Troçki, kültürün devrimci dönüşümünde aşkın ve cinsel ilişkilerin önemine dikkat çeker. Ona göre “yeni insan”ın yaratılması yalnızca ekonomik değil, aynı zamanda duygusal bir süreçtir. Gramsci ise, hegemonya mücadelesinde aile ve cinsellik kurumlarını “kültürel hegemonya”nın taşıyıcıları olarak değerlendirir. Bu, özgür aşkın yalnızca bireysel bir hak değil, aynı zamanda hegemonya mücadelesinin parçası olduğunu ortaya koyar.

2.4 Psikanalitik Marksizm: Freud ve Reich

Freud ve Reich, arzuların ve cinselliğin psikodinamik yapısını analiz ederek, bireysel bilinç ile toplumsal baskılar arasındaki ilişkiyi ortaya koyar. Marksist perspektifle birleştiğinde, arzunun kapitalist disiplin ve aile yapıları tarafından nasıl kontrol edildiği anlaşılır. Reich’in “seksüel devrim” önerileri, aşkın ve cinselliğin ekonomik bağımlılıktan bağımsızlaşmasının önünü açmıştır.

2.5 Feminist Marksist Kuramlar: Firestone, Federici

Firestone, cinsiyet eşitsizliğinin sadece ekonomik değil, biyolojik ve kültürel boyutlarını da vurgular. Federici ise, ev içi emeğin tarihsel metalaşmasını ve kadın emeğinin kapitalist birikim süreçlerindeki rolünü analiz eder. Bu perspektifler, özgür aşk tartışmalarını sınıfsal ve toplumsal cinsiyet temelli bir çerçeveye taşır.

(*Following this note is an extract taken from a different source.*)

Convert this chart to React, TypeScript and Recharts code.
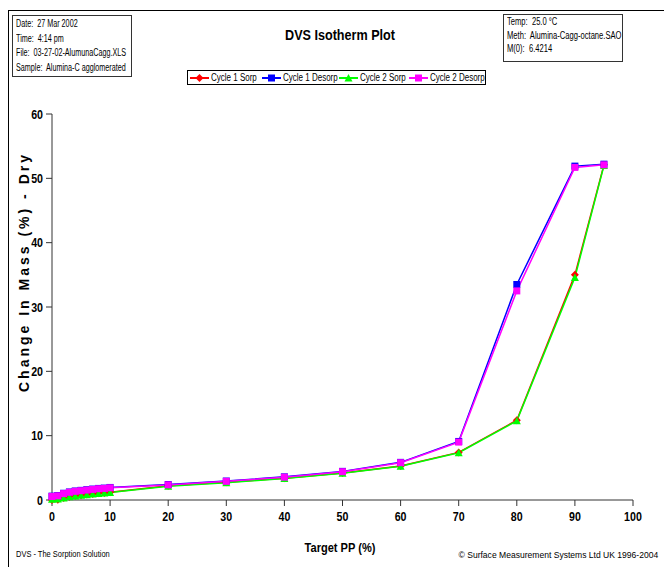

2.6 Queer Marksist Perspektif: Butler, Halberstam

Queer Marksist kuram, heteronormativitenin kapitalist toplumsal düzenin ideolojik aygıtlarıyla (din, eğitim, medya, hukuk) nasıl yeniden üretildiğini vurgular. Butler ve Halberstam, cinsiyet ve arzunun toplumsal olarak inşa edildiğini ve kapitalist disiplinle düzenlendiğini ortaya koyar. Bu bakış açısı, aşkın ve arzunun ikili cinsiyet düzenine indirgenmesine karşı çıkar.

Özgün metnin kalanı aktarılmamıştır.